The singers behave deferentially to Conlon and some of them are visibly nervous, especially when the conductor approaches them to demonstrate a certain technique. “Don’t be terrified that I’m here and looking at your larynx,” he says.

After the class, Conlon returns to his office, where he looks over scores for his upcoming appearance at the Cincinnati May Festival, where he has served as music director for more than 30 years. He also holds the top musical post at the Ravinia Festival in Chicago and continues to serve as guest conductor around the world.

He converses in Italian with Ignazio Terrasi, his assistant who is in charge of maintaining and annotating his musical scores. (Conlon’s day requires him to shift between Italian, German and French. He can also make his way in Dutch, Russian and Spanish.)

His facility with European languages is a result of the few decades that he spent in Europe leading the Paris National Opera and the Rotterdam Philharmonic, as well as serving as music director for the city of Cologne, Germany.

“I love languages. They’re like music,” he says. Later, when reading a document aloud to an assistant, he has trouble saying the word “archetype.” He adds, “The downside of speaking multiple languages is that you forget how to pronounce certain words.”

‘I love L.A.’

It’s 3 p.m. and Conlon is, as usual, trying to do a number of things at the same time. He’s eating his lunch, which consists of a gourmet mozzarella sandwich from Mendocino Farms; he’s checking his e-mail; and he’s meeting with Christopher Koelsch, the company’s head of artistic planning, who is trying to finalize rehearsal times for a production of “Lohengrin” next season.

Later, Conlon drops in briefly on a rehearsal for “Das Rheingold,” which is being held in a room featuring a replica of the steeply raked stage set. Conlon greets bass Eric Halfvarson and mezzo-soprano Michelle DeYoung. He also confers with director Achim Freyer, who warns the conductor not to get too close because he is under the weather.

The atmosphere is friendly and laid-back. (It’s still a few weeks before two of the production’s lead singers publicly criticize the staging as being artistically flawed and dangerous for performers.)
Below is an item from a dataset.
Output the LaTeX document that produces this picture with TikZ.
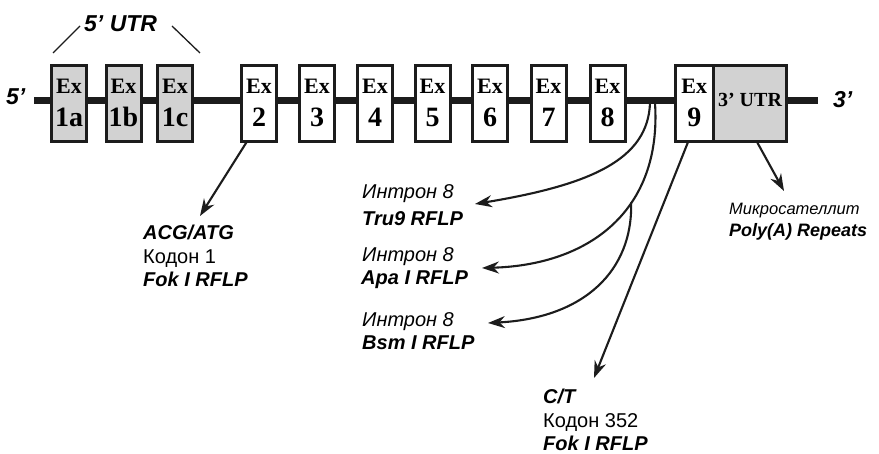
\documentclass[tikz,border=0pt]{standalone}
\usepackage{fontspec}
\setmainfont{Liberation Serif}
\newfontfamily\labfont{Liberation Sans}
\usetikzlibrary{arrows.meta}
\definecolor{boxgray}{HTML}{D2D2D2}
\definecolor{ink}{HTML}{1C1C1C}
\begin{document}
\begin{tikzpicture}[x=1pt,y=-1pt,
  exon/.style={draw=ink, line width=3pt, fill=white, minimum width=35pt, minimum height=76pt, inner sep=0pt, outer sep=0pt},
  gexon/.style={exon, fill=boxgray},
  extxt/.style={font=\fontsize{22}{22}\selectfont\bfseries, anchor=base, inner sep=0pt},
  numtxt/.style={font=\fontsize{28}{28}\selectfont\bfseries, anchor=base, inner sep=0pt},
  lab/.style={anchor=base west, inner sep=0pt, font=\labfont\fontsize{20}{20}\selectfont},
  labbi/.style={lab, font=\labfont\fontsize{20}{20}\selectfont\bfseries\itshape},
  labi/.style={lab, font=\labfont\fontsize{20}{20}\selectfont\itshape},
  endlab/.style={anchor=base west, inner sep=0pt, font=\labfont\fontsize{23}{23}\selectfont\bfseries\itshape},
  ptr/.style={draw=ink, line width=2.1pt, -{Stealth[length=17pt,width=12pt]}},
  thin/.style={draw=ink, line width=1.3pt}]
\useasboundingbox (0,0) rectangle (879,454);
\fill[white] (0,0) rectangle (879,454);

% backbone
\coordinate (b5) at (34,101);
\coordinate (b3) at (818,101);
\draw[ink, line width=7pt] (b5) -- (b3);

% exons
\node[gexon] (e1a) at (69,103.5) {};
\node[gexon] (e1b) at (123.5,103.5) {};
\node[gexon] (e1c) at (175,103.5) {};
\node[exon] (e2) at (259,103.5) {};
\node[exon] (e3) at (317,103.5) {};
\node[exon] (e4) at (375,103.5) {};
\node[exon] (e5) at (432.5,103.5) {};
\node[exon] (e6) at (490,103.5) {};
\node[exon] (e7) at (548.5,103.5) {};
\node[exon] (e8) at (607.5,103.5) {};
\node[exon, minimum width=37.5pt] (e9) at (694.25,103.5) {};
\node[gexon, minimum width=73.5pt] (utr) at (749.75,103.5) {};

\foreach \n/\x/\t in {t1a/69/1a, t1b/123.5/1b, t1c/175/1c, t2/259/2, t3/317/3, t4/375/4, t5/432.5/5, t6/490/6, t7/548.5/7, t8/607.5/8, t9/694.25/9}{
  \node[extxt] (x\n) at (\x,94) {Ex};
  \node[numtxt] (n\n) at (\x,127) {\t};
}
\node[extxt, font=\fontsize{20}{20}\selectfont\bfseries] (utrtxt) at (750,107) {3’ UTR};

% end labels
\node[endlab] (p5) at (6,105) {5’};
\node[endlab] (p3) at (833,108) {3’};
\node[endlab] (u5) at (84,32) {5’ UTR};
\coordinate (u5l) at (53,53);
\coordinate (u5r) at (200,53);
\draw[thin] (u5l) -- (80,26);
\draw[thin] (u5r) -- (172,26);

% Ex2 arrow
\coordinate (tipA) at (200,216);
\draw[ptr] ([xshift=-12pt]e2.south) -- (tipA);
\node[labbi] (l1a) at (143,240) {ACG/ATG};
\node[lab] (l1b) at (143,264) {Кодон 1};
\node[labbi] (l1c) at (143,287) {Fok I RFLP};

% intron 8 curves
\coordinate (i8a) at (650,103);
\coordinate (i8b) at (655,103);
\coordinate (tipT) at (475,204);
\coordinate (tipP) at (482,268);
\coordinate (tipB) at (488,323);
\draw[ptr] (i8a) .. controls (648,160) and (590,185) .. (tipT);
\draw[ptr] (i8b) .. controls (662,210) and (590,265) .. coordinate[pos=0.38] (junc) (tipP);
\draw[ptr] (junc) .. controls (633,270) and (585,318) .. (tipB);

\node[labi] (t1) at (362,199) {Интрон 8};
\node[labbi] (t2) at (362,226) {Tru9 RFLP};
\node[labi] (a1) at (362,262) {Интрон 8};
\node[labbi] (a2) at (361,285) {Apa I RFLP};
\node[labi] (s1) at (362,327) {Интрон 8};
\node[labbi] (s2) at (362,350) {Bsm I RFLP};

% Ex9 arrow
\coordinate (tipC) at (594,378);
\draw[ptr] ([xshift=-6pt]e9.south) -- (tipC);
\node[labbi] (c1) at (543,404) {C/T};
\node[lab] (c2) at (543,428) {Кодон 352};
\node[labbi] (c3) at (543,450) {Fok I RFLP};

% 3' UTR arrow
\coordinate (tipM) at (784,191);
\draw[ptr] ([xshift=7pt]utr.south) -- (tipM);
\node[labi, font=\labfont\fontsize{16.5}{16.5}\selectfont\itshape] (m1) at (729,215) {Микросателлит};
\node[labbi, font=\labfont\fontsize{18}{18}\selectfont\bfseries\itshape] (m2) at (729,237) {Poly(A) Repeats};
\end{tikzpicture}
\end{document}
Conlon returns to his office — taking the stairs once again — where he has to deal with a sensitive issue about an orchestra member. “You have orchestra personnel issues regularly,” says Conlon, who oversees an orchestra of about 60 musicians and this afternoon is discussing trading one to the L.A. Philharmonic on a temporary basis.

The afternoon is drawing to a close and Conlon’s staff briefs him on the evening’s speaking engagement at the Museum of Tolerance. Despite previously made plans, Conlon decides that he will drive himself to the event. The conductor prefers not to be driven — “I hate that” — and he currently gets around town in an Audi that was given to the company by a donor.
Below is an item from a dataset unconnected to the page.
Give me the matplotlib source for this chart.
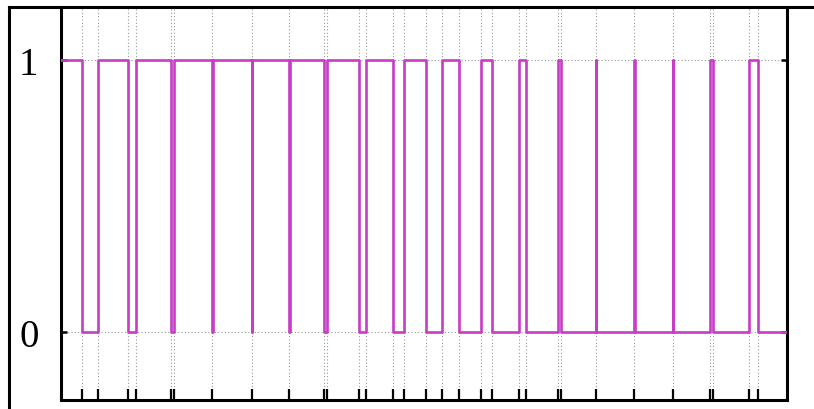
import matplotlib.pyplot as plt
from matplotlib.lines import Line2D

# ---------------------------------------------------------------------------
# Data: switching times of a binary signal and the state held after each one
# ---------------------------------------------------------------------------

edge_times = [0.0, 3.00, 5.18, 9.23, 10.41, 15.17, 15.55, 20.88, 20.95,
              26.31, 26.38, 31.45, 31.52, 36.31, 36.72, 41.09, 42.05,
              45.73, 47.33, 50.32, 52.56, 54.86, 57.85, 59.45, 63.17,
              64.05, 68.54, 68.91, 73.69, 73.76, 78.97, 79.04, 84.30,
              84.37, 89.44, 89.89, 94.81, 96.01, 100.0]
edge_states = [1, 0, 1, 0, 1, 0, 1, 0, 1,
               0, 1, 0, 1, 0, 1, 0, 1,
               0, 1, 0, 1, 0, 1, 0, 1,
               0, 1, 0, 1, 0, 1, 0, 1,
               0, 1, 0, 1, 0, 0]

tick_times = [3.00, 5.18, 9.23, 10.41, 15.17, 15.55, 20.9, 26.35, 31.5,
              36.31, 36.72, 41.09, 42.05, 45.73, 47.33, 50.32, 52.56,
              54.86, 57.85, 59.45, 63.17, 64.05, 68.54, 68.91, 73.72,
              79.0, 84.33, 89.44, 89.89, 94.81, 96.01]
y_levels = [0, 1]
y_labels = ["0", "1"]

# ---------------------------------------------------------------------------
# Figure
# ---------------------------------------------------------------------------

W, H = 814, 410
fig = plt.figure(figsize=(W / 100, H / 100), dpi=100)
fig.patch.set_facecolor("white")

ax_l, ax_r, ax_b, ax_t = 60.7, 786.7, 400.5, 7.5
ax = fig.add_axes([ax_l / W, 1 - ax_b / H, (ax_r - ax_l) / W, (ax_b - ax_t) / H])

ax.step(edge_times, edge_states, where="post", color="#c83cc8", linewidth=1.9,
        zorder=3)

ax.set_xlim(0, 100)
ax.set_ylim(-0.246, 1.195)

ax.set_xticks(tick_times)
ax.set_xticklabels([])
ax.set_yticks(y_levels)
ax.set_yticklabels(y_labels, family="Liberation Serif", fontsize=28)

ax.grid(True, color="#999999", linestyle=(0, (1, 2)), linewidth=0.8)

ax.tick_params(axis="x", direction="in", length=8, width=1.6, color="black",
               top=False)
ax.tick_params(axis="y", direction="in", length=4, width=1.8, color="black",
               right=True, pad=16)

for side in ["left", "bottom", "right"]:
    ax.spines[side].set_linewidth(2.2)
ax.spines["top"].set_visible(False)

# outer picture frame (top and left edges)
fig.add_artist(Line2D([9 / W, 1.0], [1 - 7.5 / H, 1 - 7.5 / H],
                      transform=fig.transFigure, color="black", linewidth=2.2))
fig.add_artist(Line2D([9 / W, 9 / W], [0.0, 1 - 7.5 / H],
                      transform=fig.transFigure, color="black", linewidth=2.2))

plt.savefig("out.png", dpi=100)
Just before he leaves, Conlon has 30 minutes of downtime, during which he answers questions (somewhat reluctantly at first) about his family and putting down roots in L.A. He initially stayed in a rented apartment but recently moved into a house with a two-year lease. The native New Yorker still maintains the same apartment on Manhattan’s Upper West Side where he has lived since 1977.

“I love L.A., which is surprising to me,” he says. “I feel very, very good here. And I haven’t loved every place I’ve lived.” (Conlon’s contract with the company lasts through the end of the 2010-11 season.)
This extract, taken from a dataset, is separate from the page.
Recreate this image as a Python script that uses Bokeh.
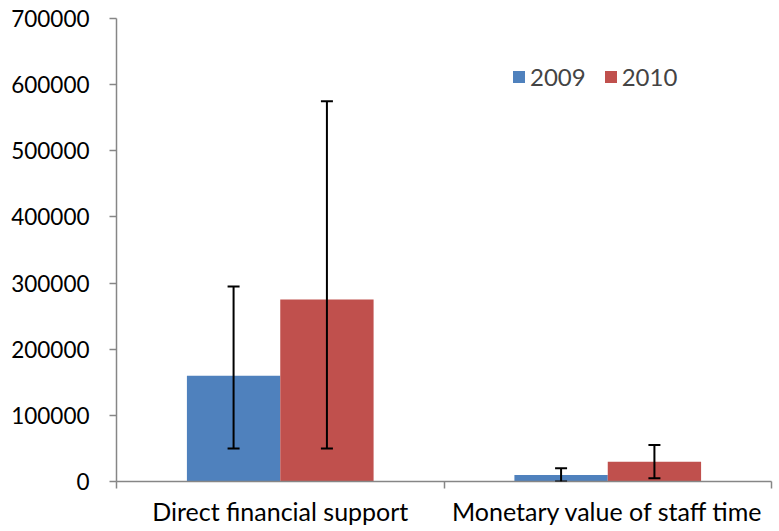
from bokeh.plotting import figure
from bokeh.models import (ColumnDataSource, Range1d, LinearAxis, FixedTicker,
                          Whisker, TeeHead, Legend, LegendItem)
from bokeh.transform import dodge
from bokeh.embed import file_html
from bokeh.resources import INLINE

categories = ["Direct financial support", "Monetary value of staff time"]
years = ["2009", "2010"]
values_2009 = [160000, 10000]
values_2010 = [275000, 30000]
err_low_2009 = [50000, 0]
err_high_2009 = [295000, 20000]
err_low_2010 = [50000, 5000]
err_high_2010 = [575000, 55000]
y_ticks = [0, 100000, 200000, 300000, 400000, 500000, 600000, 700000]

FONT = "Lato"
BLUE = "#4F81BD"
RED = "#C0504D"
AXIS = "#868686"

n = len(categories)
pos = [i + 0.5 for i in range(n)]
src = ColumnDataSource(dict(cat=categories, pos=pos, v09=values_2009, v10=values_2010,
                            lo09=err_low_2009, hi09=err_high_2009,
                            lo10=err_low_2010, hi10=err_high_2010))

p = figure(width=773, height=528, x_range=Range1d(0, n),
           y_range=Range1d(0, 700000), output_backend="svg", toolbar_location=None,
           x_axis_location=None, min_border_left=116, min_border_right=2,
           min_border_top=18, min_border_bottom=0)
p.outline_line_color = None
p.xgrid.visible = False
p.ygrid.visible = False

off = 0.1425
w = 0.285
r09 = p.vbar(x=dodge("pos", -off), top="v09", width=w, source=src,
             fill_color=BLUE, line_color=None)
r10 = p.vbar(x=dodge("pos", off), top="v10", width=w, source=src,
             fill_color=RED, line_color=None)

for lo, hi, o in [("lo09", "hi09", -off), ("lo10", "hi10", off)]:
    wk = Whisker(base=dodge("pos", o), lower=lo, upper=hi, source=src, level="overlay",
                 line_color="black", line_width=2,
                 lower_head=TeeHead(size=12, line_color="black", line_width=2),
                 upper_head=TeeHead(size=12, line_color="black", line_width=2))
    p.add_layout(wk)

# y axis
ya = p.yaxis[0]
ya.ticker = FixedTicker(ticks=y_ticks)
ya.minor_tick_line_color = None
ya.major_tick_in = 0
ya.major_tick_out = 7
ya.axis_line_color = AXIS
ya.major_tick_line_color = AXIS
ya.axis_line_width = 1.5
ya.major_tick_line_width = 1.5
ya.major_label_text_font = FONT
ya.major_label_text_font_size = "22.5px"
ya.major_label_text_color = "black"
ya.major_label_standoff = 20
ya.formatter.use_scientific = False

# x tick axis at category boundaries
bounds = list(range(n + 1))
xb = LinearAxis(ticker=FixedTicker(ticks=bounds),
                major_label_overrides={b: "" for b in bounds},
                major_label_text_font_size="0px", major_label_standoff=0,
                axis_line_color=AXIS, major_tick_line_color=AXIS,
                axis_line_width=1.5, major_tick_line_width=1.5,
                major_tick_in=0, major_tick_out=7, minor_tick_line_color=None)
p.add_layout(xb, "below")

xc = LinearAxis(ticker=FixedTicker(ticks=pos),
                major_label_overrides={pp: c for pp, c in zip(pos, categories)},
                axis_line_color=None, major_tick_line_color=None, minor_tick_line_color=None,
                major_tick_in=0, major_tick_out=0,
                major_label_text_font=FONT, major_label_text_font_size="25px",
                major_label_text_color="black", major_label_standoff=7)
p.add_layout(xc, "below")

legend = Legend(items=[LegendItem(label=years[0], renderers=[r09]),
                       LegendItem(label=years[1], renderers=[r10])],
                orientation="horizontal", location=(395, 390),
                border_line_color=None, background_fill_alpha=0,
                label_text_font=FONT, label_text_font_size="24px",
                glyph_width=15, glyph_height=15, spacing=17, label_standoff=4,
                padding=0, margin=0)
p.add_layout(legend)

open("out.html", "w").write(file_html(p, INLINE))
The conductor has been married to opera singer and teacher Jennifer Ringo for nearly 25 years and they have two children — Luisa, 21, who is studying documentary filmmaking at New York University, and Emma, 13, who attends the Lycée Français de New York.

Emma moved briefly to L.A. but decided to return to New York, according to her parents. “It’s difficult to move a teenager,” says Ringo in a separate interview. The family now maintains a bicoastal existence, with the children making trips to L.A. during breaks in the academic calendar.

Wagner heckler

Conlon likes to talk. And talk and talk. (Anyone who has attended his pre-performance lectures at L.A. Opera already knows this.)

At the Museum of Tolerance, he’s giving an evening lecture on Richard Wagner that is long and erudite. The central theme is Wagner’s anti-Semitism and how it should be separated intellectually from his music. Conlon makes tony references to Theodor Adorno, Denis de Rougemont and Isaiah Berlin. His notes have been put together with the help of his assistants, but he appears to be talking extemporaneously in a kind of off-the-cuff, intellectual filibuster.

Near the end of his talk, a voice cries out from the back of the auditorium: “How can you compare Chopin to Wagner? I can hardly contain myself with these generalizations!”

The heckler berates Conlon for several minutes. The conductor initially appears flustered but he quickly regains his composure.

The voice of dissent belongs to Peter Gimpel, an L.A.-based Jewish American writer who has actively protested the Ring Festival L.A. — a countywide celebration of the arts tied to the “Ring” cycle — for its focus on Wagner.

Conlon never raises his voice and does his best to speak over the continued interruptions. Eventually, security guards are called in.

After the heckler is escorted out, Conlon finishes and mingles with the audience. “Are you kidding? That was nothing,” he says smiling, when asked how he handled the disruption. “Water off a duck’s back.”

Conlon’s staff hangs around with him. They look tired. Tomorrow is a rare day off for them, but today hasn’t finished yet.

The conductor continues chatting with audience members even though most people have already left the auditorium. It’s well after 10 p.m. and Conlon shows no signs of slowing down.